Two weeks ago I mentioned five good books that all happened to be by people I knew and that I thought very much deserved attention. As a reminder, three were about China: Louisa Lim's The People's Republic of Amnesia, about the organized forced-forgetting of the Tiananmen Square repression 25 years ago this week; Evan Osnos's Age of Ambition, about the very human (and often humorous) face of China's simultaneous opening-up and closing-down, its idealism and its crassness; and Howard French's China's Second Continent, about the extension of the Chinese model and Chinese vision into Africa. Plus Ken Adelman's Reagan at Reykjavik, which is a vivid backstage view of the meeting that in many ways was the beginning of the end of the Cold War; and Ralph Nader's Unstoppable, on which I am about to say more.

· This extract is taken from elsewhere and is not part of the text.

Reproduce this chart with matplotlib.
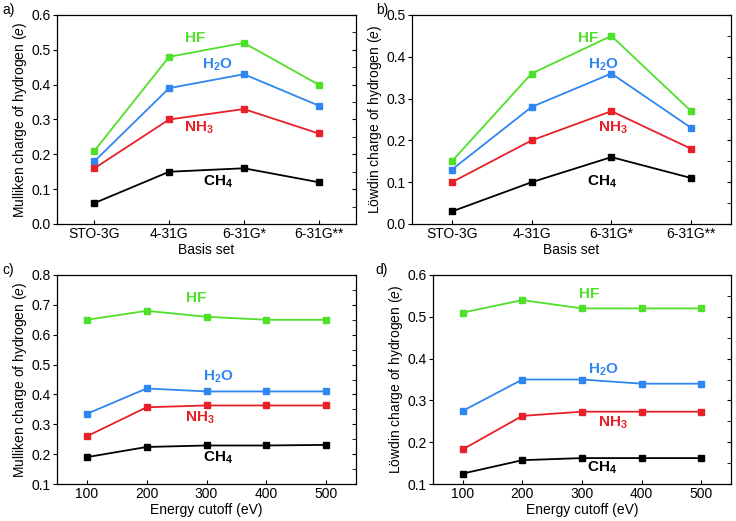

Now, three more good books—actually, two new mentions, plus an augmented description of the Nader book from the earlier list. As was the case previously, these are all by people I know but are books I'd recommend anyway. As a bonus in today's installment, I'm including recent reviews or article that highlight some of these books' strengths.
The Director, by David Ignatius. Newspaper readers know David Ignatius for his columns and reporting from around the world. Book readers know him for a series of elegant spy novels over the past two decades, starting with the wonderful Agents of Innocence and continuing now with The Director. I've known David through both kinds of readings, and as a good friend since our teenage years.